> _WHAT THE TASK REQUIRES_: Tally up the lines below that include the word "matplotlib". Answer with the number alone.
--- start GIVEN MATERIAL ---
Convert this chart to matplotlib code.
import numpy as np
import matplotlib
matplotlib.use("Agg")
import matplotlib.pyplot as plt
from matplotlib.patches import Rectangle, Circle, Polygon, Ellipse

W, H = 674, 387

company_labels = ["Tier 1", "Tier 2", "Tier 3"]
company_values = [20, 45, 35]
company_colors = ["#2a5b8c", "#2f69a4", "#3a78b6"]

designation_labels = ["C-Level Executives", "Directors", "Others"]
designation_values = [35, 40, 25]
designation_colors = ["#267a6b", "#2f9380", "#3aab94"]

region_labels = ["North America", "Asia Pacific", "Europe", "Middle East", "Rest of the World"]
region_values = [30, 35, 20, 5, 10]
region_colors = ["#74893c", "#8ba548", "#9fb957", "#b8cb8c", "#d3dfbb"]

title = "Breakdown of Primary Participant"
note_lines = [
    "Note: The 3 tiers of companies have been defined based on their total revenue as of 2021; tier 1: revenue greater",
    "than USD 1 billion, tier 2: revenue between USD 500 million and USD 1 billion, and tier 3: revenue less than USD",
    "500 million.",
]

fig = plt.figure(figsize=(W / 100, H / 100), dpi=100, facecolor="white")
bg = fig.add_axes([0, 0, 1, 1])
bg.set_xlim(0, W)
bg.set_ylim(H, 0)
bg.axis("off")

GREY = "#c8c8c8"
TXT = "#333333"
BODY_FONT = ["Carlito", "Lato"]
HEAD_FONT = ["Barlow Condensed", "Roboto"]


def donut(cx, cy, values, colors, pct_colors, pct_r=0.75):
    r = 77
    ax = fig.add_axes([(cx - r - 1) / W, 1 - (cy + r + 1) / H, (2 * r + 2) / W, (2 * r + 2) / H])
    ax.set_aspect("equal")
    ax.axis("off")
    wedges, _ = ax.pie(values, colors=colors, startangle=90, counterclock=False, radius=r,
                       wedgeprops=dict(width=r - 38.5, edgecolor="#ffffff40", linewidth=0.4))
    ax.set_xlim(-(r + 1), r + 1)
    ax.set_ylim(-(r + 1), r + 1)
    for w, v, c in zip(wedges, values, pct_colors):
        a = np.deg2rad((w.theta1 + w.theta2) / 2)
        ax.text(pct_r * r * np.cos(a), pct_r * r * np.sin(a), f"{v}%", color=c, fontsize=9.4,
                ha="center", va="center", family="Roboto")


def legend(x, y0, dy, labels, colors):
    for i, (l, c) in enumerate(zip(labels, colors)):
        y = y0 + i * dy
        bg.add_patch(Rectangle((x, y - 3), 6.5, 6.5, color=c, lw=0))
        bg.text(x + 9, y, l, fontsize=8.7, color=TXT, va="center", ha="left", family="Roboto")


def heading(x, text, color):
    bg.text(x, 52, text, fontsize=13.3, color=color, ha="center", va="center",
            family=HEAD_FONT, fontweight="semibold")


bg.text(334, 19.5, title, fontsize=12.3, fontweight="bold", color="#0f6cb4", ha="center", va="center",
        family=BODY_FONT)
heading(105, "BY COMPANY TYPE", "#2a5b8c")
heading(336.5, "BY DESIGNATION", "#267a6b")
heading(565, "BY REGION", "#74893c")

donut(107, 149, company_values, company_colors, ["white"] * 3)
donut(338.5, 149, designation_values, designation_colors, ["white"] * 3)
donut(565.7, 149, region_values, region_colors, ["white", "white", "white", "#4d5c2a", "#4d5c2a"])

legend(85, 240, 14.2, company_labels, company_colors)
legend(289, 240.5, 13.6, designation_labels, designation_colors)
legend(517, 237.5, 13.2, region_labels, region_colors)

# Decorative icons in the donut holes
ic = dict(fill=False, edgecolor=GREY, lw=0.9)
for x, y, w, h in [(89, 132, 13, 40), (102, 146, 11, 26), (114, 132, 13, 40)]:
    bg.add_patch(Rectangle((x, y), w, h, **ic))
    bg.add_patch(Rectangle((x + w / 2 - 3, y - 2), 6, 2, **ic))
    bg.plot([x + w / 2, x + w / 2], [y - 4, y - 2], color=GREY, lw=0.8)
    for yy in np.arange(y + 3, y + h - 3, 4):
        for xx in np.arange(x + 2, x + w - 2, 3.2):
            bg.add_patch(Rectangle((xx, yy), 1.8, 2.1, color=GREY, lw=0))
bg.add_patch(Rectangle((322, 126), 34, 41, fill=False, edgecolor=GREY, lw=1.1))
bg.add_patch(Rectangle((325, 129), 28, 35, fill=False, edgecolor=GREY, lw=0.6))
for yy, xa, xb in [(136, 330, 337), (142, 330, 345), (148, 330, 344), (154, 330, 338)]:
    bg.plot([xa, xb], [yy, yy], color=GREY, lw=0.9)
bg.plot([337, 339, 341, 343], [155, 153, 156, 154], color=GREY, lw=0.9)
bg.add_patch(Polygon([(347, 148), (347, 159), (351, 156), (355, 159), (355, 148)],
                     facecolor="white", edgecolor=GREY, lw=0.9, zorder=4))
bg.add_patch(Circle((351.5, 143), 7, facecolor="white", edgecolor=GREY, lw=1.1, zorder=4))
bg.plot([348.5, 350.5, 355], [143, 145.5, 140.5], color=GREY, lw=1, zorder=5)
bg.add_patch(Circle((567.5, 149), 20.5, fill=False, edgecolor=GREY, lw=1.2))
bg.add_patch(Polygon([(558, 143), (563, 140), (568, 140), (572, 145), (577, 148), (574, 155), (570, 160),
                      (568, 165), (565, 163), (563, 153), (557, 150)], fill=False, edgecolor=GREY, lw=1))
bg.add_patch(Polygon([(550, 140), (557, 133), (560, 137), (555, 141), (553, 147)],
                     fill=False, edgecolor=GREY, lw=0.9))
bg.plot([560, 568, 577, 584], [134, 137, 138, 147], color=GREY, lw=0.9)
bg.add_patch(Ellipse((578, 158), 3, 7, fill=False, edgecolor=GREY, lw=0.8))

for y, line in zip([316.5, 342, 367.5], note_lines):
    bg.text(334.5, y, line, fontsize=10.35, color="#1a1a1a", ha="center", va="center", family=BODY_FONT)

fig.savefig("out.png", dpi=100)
--- end GIVEN MATERIAL ---
> _TASK OUTPUT_: 5